Old sled data grows over time. Real systems run periodic compaction.

5. Backup / recovery

A serious system needs snapshots, replication, or write-ahead logs for disaster recovery.

These are all real backend topics. We’re skipping them for the learning project.

Test Plan

End-to-end persistence test:

# Terminal 1
cargo run --bin zkp

# Terminal 2
cargo run --bin cli -- register --id 100 --balance 1000 --secret 12345
cargo run --bin cli -- register --id 200 --balance 0 --secret 67890
cargo run --bin cli -- send --from 100 --to 200 --amount 30 --nonce 1 --secret 12345
cargo run --bin cli -- balance 100   # 970
cargo run --bin cli -- balance 200   # 30

Now restart the server (Ctrl-C, then cargo run --bin zkp again).

# Terminal 2
cargo run --bin cli -- balance 100   # still 970
cargo run --bin cli -- balance 200   # still 30

The persistence layer is working when this passes.

Rust Lessons

Arc<T> for shareable thread-safe types

When the inner type is already Sync, just wrap in Arc. No Mutex needed.

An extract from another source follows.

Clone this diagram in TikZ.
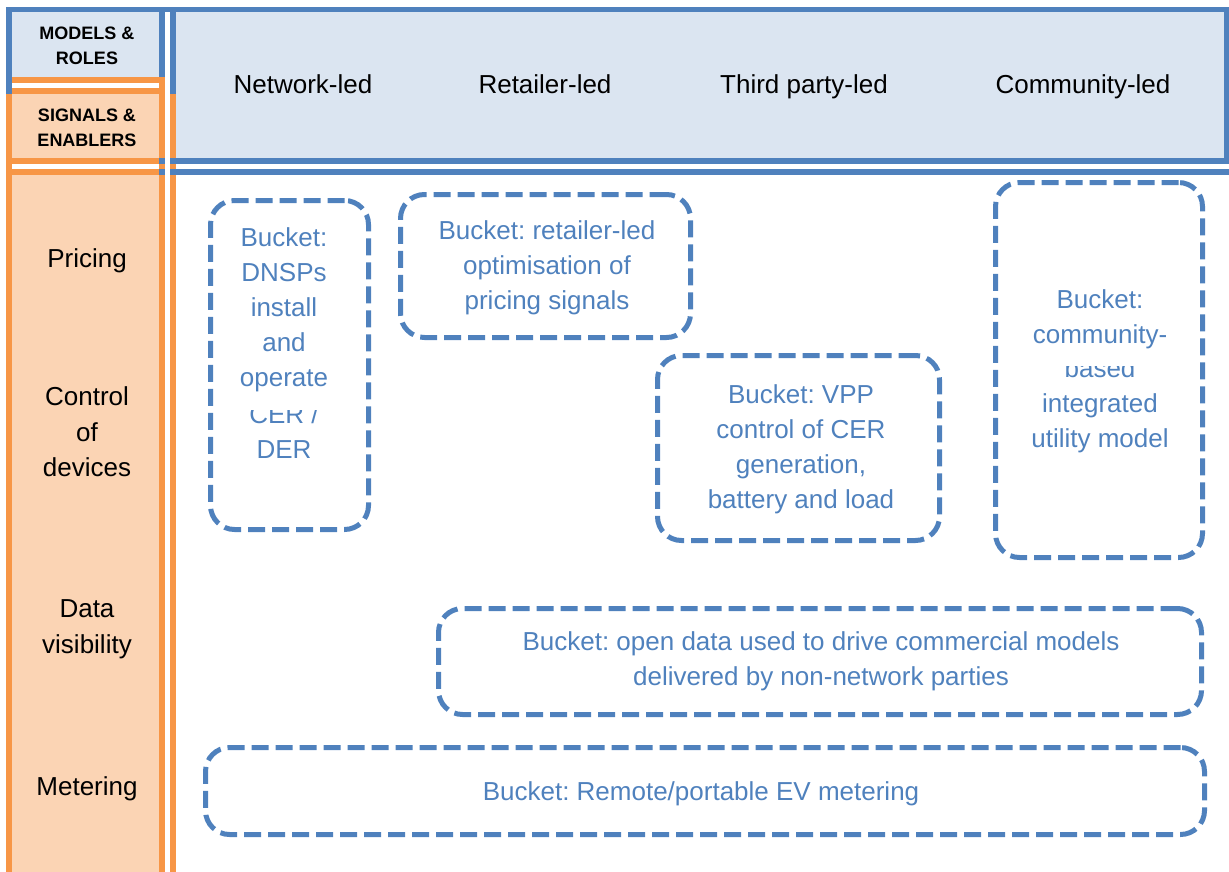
\documentclass[tikz,border=0pt]{standalone}
\usepackage{fontspec}
\setmainfont{Liberation Sans}
\frenchspacing
\definecolor{lblue}{HTML}{4F81BD}
\definecolor{hfill}{HTML}{DBE5F1}
\definecolor{peach}{HTML}{FBD4B4}
\definecolor{org}{HTML}{F79646}
\begin{document}
\begin{tikzpicture}[x=1pt,y=-1pt,
  bucket/.style={draw=lblue, line width=5pt, dash pattern=on 17pt off 7pt, rounded corners=24pt, inner sep=0pt, minimum width=#1},
  btext/.style={text=lblue, font=\fontsize{26}{35}\selectfont, align=center, inner sep=0pt},
  lbl/.style={font=\fontsize{26}{35.5}\selectfont, align=center, inner sep=0pt},
  hdr/.style={font=\bfseries\fontsize{18}{25}\selectfont, align=center, inner sep=0pt}]
\useasboundingbox (0,0) rectangle (1229,872);
% fills
\fill[hfill] (12,12) rectangle (159,77);
\fill[peach] (12,94) rectangle (159,158);
\fill[peach] (12,175) rectangle (159,872);
\fill[hfill] (176,12) rectangle (1224,158);
% frame lines
\fill[org] (6,94) rectangle (12,872);
\fill[lblue] (6,7) rectangle (12,94);
\fill[lblue] (6,7) rectangle (1229,12);
\fill[org] (12,77) rectangle (159,83);
\fill[org] (12,88) rectangle (159,94);
\fill[org] (12,158) rectangle (159,164);
\fill[org] (12,169) rectangle (159,175);
\fill[lblue] (159,12) rectangle (165,77);
\fill[org] (159,77) rectangle (165,872);
\fill[lblue] (170,12) rectangle (176,94);
\fill[org] (170,94) rectangle (176,872);
\fill[lblue] (159,158) rectangle (1229,164);
\fill[lblue] (159,169) rectangle (1229,175);
\fill[white] (165,158) rectangle (170,175);
\fill[lblue] (1224,7) rectangle (1229,164);
% header texts
\node[hdr] (mr) at (87,45.5) {MODELS \&\\ROLES};
\node[hdr] (se) at (87,128) {SIGNALS \&\\ENABLERS};
\node[lbl] (net) at (303,84) {Network-led};
\node[lbl] (ret) at (545,84) {Retailer-led};
\node[lbl] (thp) at (804,87) {Third party-led};
\node[lbl] (com) at (1083,87) {Community-led};
% row labels
\node[lbl] (pri) at (87,261) {Pricing};
\node[lbl] (ctl) at (87,432) {Control\\of\\devices};
\node[lbl] (dat) at (87,629) {Data\\visibility};
\node[lbl] (met) at (87,789) {Metering};
% buckets
\node[bucket=158pt, minimum height=329pt] (b1) at (289.5,365) {};
\node[btext] (t1) at (284,310) {Bucket:\\DNSPs\\install\\and\\operate};
\begin{scope}
\clip (200,410) rectangle (380,470);
\node[btext] (t1b) at (284,432) {CER /\\DER};
\end{scope}
\node[bucket=290pt, minimum height=143pt] (b2) at (545.5,266) {};
\node[btext] (t2) at (547,268) {Bucket: retailer-led\\optimisation of\\pricing signals};
\node[bucket=282pt, minimum height=185pt] (b3) at (798.5,448) {};
\node[btext] (t3) at (801,449) {Bucket: VPP\\control of CER\\generation,\\battery and load};
\node[bucket=207pt, minimum height=375pt] (b4) at (1099,370) {};
\node[btext] (t4a) at (1100,319.5) {Bucket:\\community-};
\begin{scope}
\clip (980,366) rectangle (1220,460);
\node[btext] (t4b) at (1100,405.5) {based\\integrated\\utility model};
\end{scope}
\node[bucket=763pt, minimum height=106pt] (b5) at (820,661.5) {};
\node[btext] (t5) at (821,661.5) {Bucket: open data used to drive commercial models\\delivered by non-network parties};
\node[bucket=999pt, minimum height=87pt] (b6) at (705,791) {};
\node[btext] (t6) at (701,794) {Bucket: Remote/portable EV metering};
\end{tikzpicture}
\end{document}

Result<T, E> from external crates

sled::Result<T> is Result<T, sled::Error>. Convert with ? to propagate, or .unwrap() if you know it can’t fail (or accept the panic).

Trait derives chain through generics

#[derive(Serialize, Deserialize)] on Account only works if every field is also Serialize + Deserialize. That’s why we needed the serde feature on num-bigint.

Owned vs borrowed in serialization

You don’t transfer ownership; you copy data into/out of the binary representation.

Path safety with format!

let key = format!("account:{}", account.id);

Easy and clear. For higher safety, you’d use a typed key with explicit encoding, but format! is the standard quick approach.